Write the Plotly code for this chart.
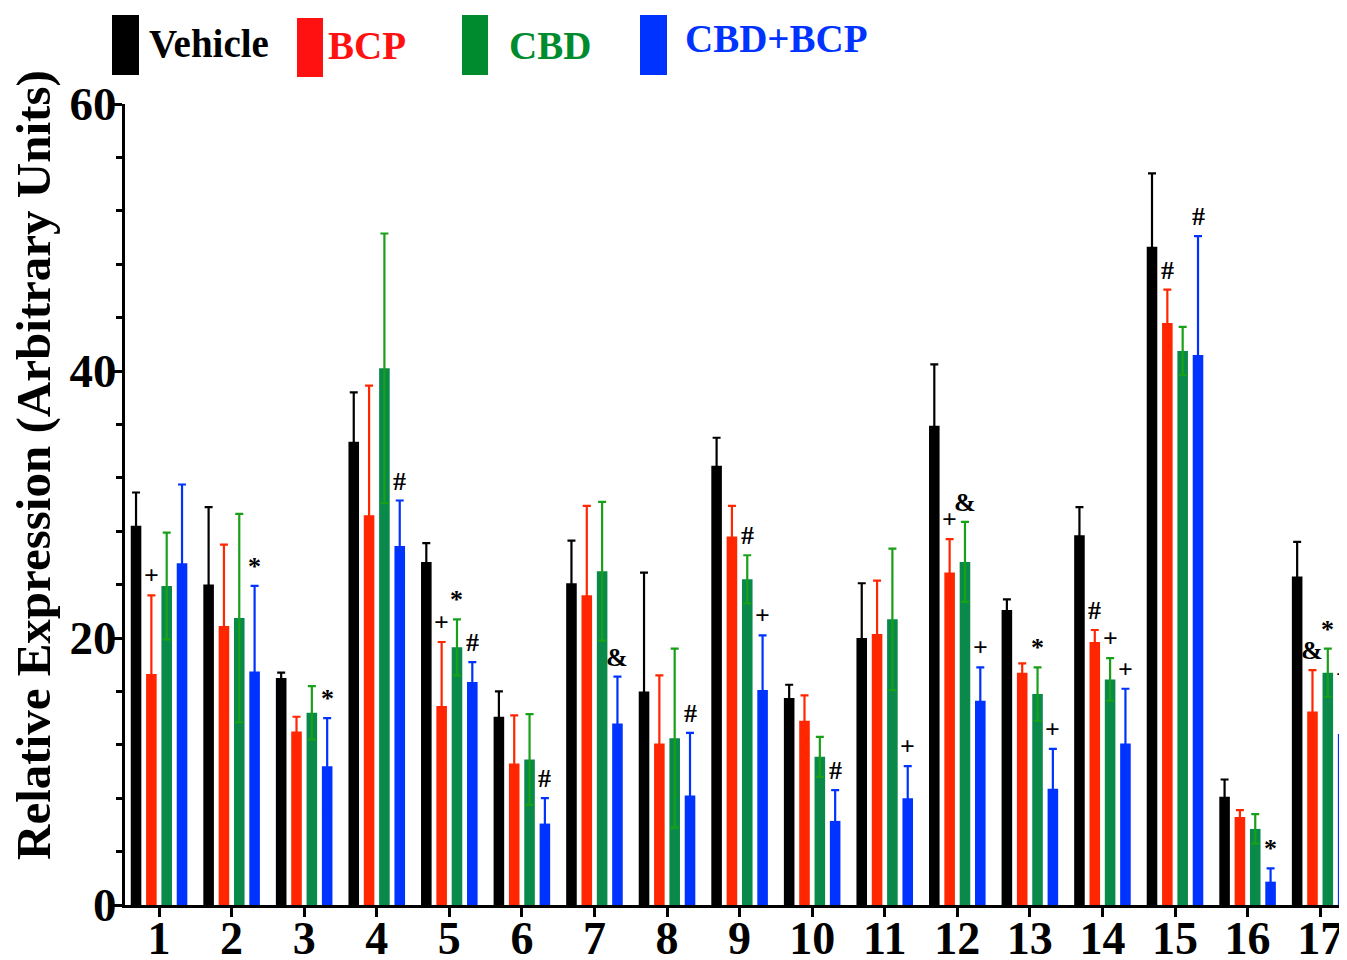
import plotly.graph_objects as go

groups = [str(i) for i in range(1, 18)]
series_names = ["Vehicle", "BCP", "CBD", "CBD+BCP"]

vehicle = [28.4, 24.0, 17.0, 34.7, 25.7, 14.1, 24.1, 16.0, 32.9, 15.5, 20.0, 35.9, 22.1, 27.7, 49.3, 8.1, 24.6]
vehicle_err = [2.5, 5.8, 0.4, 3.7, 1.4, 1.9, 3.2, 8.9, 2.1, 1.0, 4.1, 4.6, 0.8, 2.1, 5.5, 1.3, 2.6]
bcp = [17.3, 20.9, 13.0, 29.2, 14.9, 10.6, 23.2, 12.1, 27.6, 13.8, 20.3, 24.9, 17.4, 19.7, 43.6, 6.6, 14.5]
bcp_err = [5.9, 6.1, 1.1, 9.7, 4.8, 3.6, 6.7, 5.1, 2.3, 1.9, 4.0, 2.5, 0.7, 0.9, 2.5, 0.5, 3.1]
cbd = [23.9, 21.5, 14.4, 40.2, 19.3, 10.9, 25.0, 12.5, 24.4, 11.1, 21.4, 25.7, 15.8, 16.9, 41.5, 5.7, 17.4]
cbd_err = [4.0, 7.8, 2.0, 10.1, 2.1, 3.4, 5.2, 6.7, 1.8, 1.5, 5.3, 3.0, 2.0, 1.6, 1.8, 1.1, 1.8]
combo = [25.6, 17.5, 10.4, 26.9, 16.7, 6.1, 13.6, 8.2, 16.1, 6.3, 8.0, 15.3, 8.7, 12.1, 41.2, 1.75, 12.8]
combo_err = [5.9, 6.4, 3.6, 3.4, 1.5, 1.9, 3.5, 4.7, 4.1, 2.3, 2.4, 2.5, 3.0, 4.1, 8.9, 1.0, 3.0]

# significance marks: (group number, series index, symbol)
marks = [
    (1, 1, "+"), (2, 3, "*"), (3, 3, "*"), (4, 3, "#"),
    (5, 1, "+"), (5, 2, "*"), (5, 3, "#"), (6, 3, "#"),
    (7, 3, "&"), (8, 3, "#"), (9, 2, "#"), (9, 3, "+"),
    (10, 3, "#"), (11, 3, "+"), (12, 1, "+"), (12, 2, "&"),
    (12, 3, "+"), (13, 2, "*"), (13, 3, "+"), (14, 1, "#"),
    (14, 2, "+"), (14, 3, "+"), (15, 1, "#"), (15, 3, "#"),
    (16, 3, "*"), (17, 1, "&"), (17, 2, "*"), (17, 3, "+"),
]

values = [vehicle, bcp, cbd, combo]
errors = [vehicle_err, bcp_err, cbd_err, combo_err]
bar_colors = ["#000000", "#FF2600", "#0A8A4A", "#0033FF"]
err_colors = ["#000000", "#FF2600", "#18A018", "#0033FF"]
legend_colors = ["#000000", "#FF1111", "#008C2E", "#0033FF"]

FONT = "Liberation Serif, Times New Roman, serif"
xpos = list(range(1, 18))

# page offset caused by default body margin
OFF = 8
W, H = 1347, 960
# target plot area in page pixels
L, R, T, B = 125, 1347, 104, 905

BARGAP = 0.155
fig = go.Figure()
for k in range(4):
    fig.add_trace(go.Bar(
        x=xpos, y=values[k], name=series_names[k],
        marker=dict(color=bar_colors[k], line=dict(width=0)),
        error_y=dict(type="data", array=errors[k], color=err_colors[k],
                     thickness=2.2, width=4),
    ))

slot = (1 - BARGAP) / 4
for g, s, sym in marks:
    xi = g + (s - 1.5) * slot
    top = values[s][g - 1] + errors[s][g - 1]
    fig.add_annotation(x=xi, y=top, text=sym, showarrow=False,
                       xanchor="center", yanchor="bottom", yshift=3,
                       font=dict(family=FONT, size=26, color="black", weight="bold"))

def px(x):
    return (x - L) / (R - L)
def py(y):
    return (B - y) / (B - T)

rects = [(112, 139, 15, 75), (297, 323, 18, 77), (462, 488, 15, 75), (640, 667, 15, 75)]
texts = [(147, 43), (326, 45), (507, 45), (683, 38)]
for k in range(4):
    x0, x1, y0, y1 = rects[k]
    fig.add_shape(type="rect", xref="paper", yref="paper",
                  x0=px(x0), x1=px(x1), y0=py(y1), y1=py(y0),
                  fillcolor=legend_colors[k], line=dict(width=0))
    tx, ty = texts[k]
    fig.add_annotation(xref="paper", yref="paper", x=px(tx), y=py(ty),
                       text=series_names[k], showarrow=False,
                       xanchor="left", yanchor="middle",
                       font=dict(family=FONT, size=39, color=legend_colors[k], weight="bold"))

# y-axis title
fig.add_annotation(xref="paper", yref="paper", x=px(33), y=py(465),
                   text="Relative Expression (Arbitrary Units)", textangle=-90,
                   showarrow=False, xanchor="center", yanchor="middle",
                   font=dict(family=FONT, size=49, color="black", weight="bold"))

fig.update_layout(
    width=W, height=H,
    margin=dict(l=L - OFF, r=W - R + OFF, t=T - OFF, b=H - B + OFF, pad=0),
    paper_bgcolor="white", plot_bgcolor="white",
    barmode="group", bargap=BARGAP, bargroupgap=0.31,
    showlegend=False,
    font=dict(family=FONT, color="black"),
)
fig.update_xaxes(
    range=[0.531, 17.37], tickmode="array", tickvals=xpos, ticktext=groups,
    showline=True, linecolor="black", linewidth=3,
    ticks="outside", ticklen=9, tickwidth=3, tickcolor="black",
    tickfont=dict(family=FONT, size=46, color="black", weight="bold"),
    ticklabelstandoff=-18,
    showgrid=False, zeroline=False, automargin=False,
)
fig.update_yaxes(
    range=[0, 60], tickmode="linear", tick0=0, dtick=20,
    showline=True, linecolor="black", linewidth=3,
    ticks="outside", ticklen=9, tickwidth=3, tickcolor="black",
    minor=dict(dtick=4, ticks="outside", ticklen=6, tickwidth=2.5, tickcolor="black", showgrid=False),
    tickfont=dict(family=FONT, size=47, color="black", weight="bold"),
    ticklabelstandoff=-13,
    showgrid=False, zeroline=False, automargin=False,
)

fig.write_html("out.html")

== == ==

[EXERCISE GOAL]:
Every line from the top of the material above through the line with "L, R, T, B = 125, 1347, 104, 905" should be duplicated exactly, please; leave out the pictures.

[COMPLETE RESPONSE]:
Write the Plotly code for this chart.
import plotly.graph_objects as go

groups = [str(i) for i in range(1, 18)]
series_names = ["Vehicle", "BCP", "CBD", "CBD+BCP"]

vehicle = [28.4, 24.0, 17.0, 34.7, 25.7, 14.1, 24.1, 16.0, 32.9, 15.5, 20.0, 35.9, 22.1, 27.7, 49.3, 8.1, 24.6]
vehicle_err = [2.5, 5.8, 0.4, 3.7, 1.4, 1.9, 3.2, 8.9, 2.1, 1.0, 4.1, 4.6, 0.8, 2.1, 5.5, 1.3, 2.6]
bcp = [17.3, 20.9, 13.0, 29.2, 14.9, 10.6, 23.2, 12.1, 27.6, 13.8, 20.3, 24.9, 17.4, 19.7, 43.6, 6.6, 14.5]
bcp_err = [5.9, 6.1, 1.1, 9.7, 4.8, 3.6, 6.7, 5.1, 2.3, 1.9, 4.0, 2.5, 0.7, 0.9, 2.5, 0.5, 3.1]
cbd = [23.9, 21.5, 14.4, 40.2, 19.3, 10.9, 25.0, 12.5, 24.4, 11.1, 21.4, 25.7, 15.8, 16.9, 41.5, 5.7, 17.4]
cbd_err = [4.0, 7.8, 2.0, 10.1, 2.1, 3.4, 5.2, 6.7, 1.8, 1.5, 5.3, 3.0, 2.0, 1.6, 1.8, 1.1, 1.8]
combo = [25.6, 17.5, 10.4, 26.9, 16.7, 6.1, 13.6, 8.2, 16.1, 6.3, 8.0, 15.3, 8.7, 12.1, 41.2, 1.75, 12.8]
combo_err = [5.9, 6.4, 3.6, 3.4, 1.5, 1.9, 3.5, 4.7, 4.1, 2.3, 2.4, 2.5, 3.0, 4.1, 8.9, 1.0, 3.0]

# significance marks: (group number, series index, symbol)
marks = [
    (1, 1, "+"), (2, 3, "*"), (3, 3, "*"), (4, 3, "#"),
    (5, 1, "+"), (5, 2, "*"), (5, 3, "#"), (6, 3, "#"),
    (7, 3, "&"), (8, 3, "#"), (9, 2, "#"), (9, 3, "+"),
    (10, 3, "#"), (11, 3, "+"), (12, 1, "+"), (12, 2, "&"),
    (12, 3, "+"), (13, 2, "*"), (13, 3, "+"), (14, 1, "#"),
    (14, 2, "+"), (14, 3, "+"), (15, 1, "#"), (15, 3, "#"),
    (16, 3, "*"), (17, 1, "&"), (17, 2, "*"), (17, 3, "+"),
]

values = [vehicle, bcp, cbd, combo]
errors = [vehicle_err, bcp_err, cbd_err, combo_err]
bar_colors = ["#000000", "#FF2600", "#0A8A4A", "#0033FF"]
err_colors = ["#000000", "#FF2600", "#18A018", "#0033FF"]
legend_colors = ["#000000", "#FF1111", "#008C2E", "#0033FF"]

FONT = "Liberation Serif, Times New Roman, serif"
xpos = list(range(1, 18))

# page offset caused by default body margin
OFF = 8
W, H = 1347, 960
# target plot area in page pixels
L, R, T, B = 125, 1347, 104, 905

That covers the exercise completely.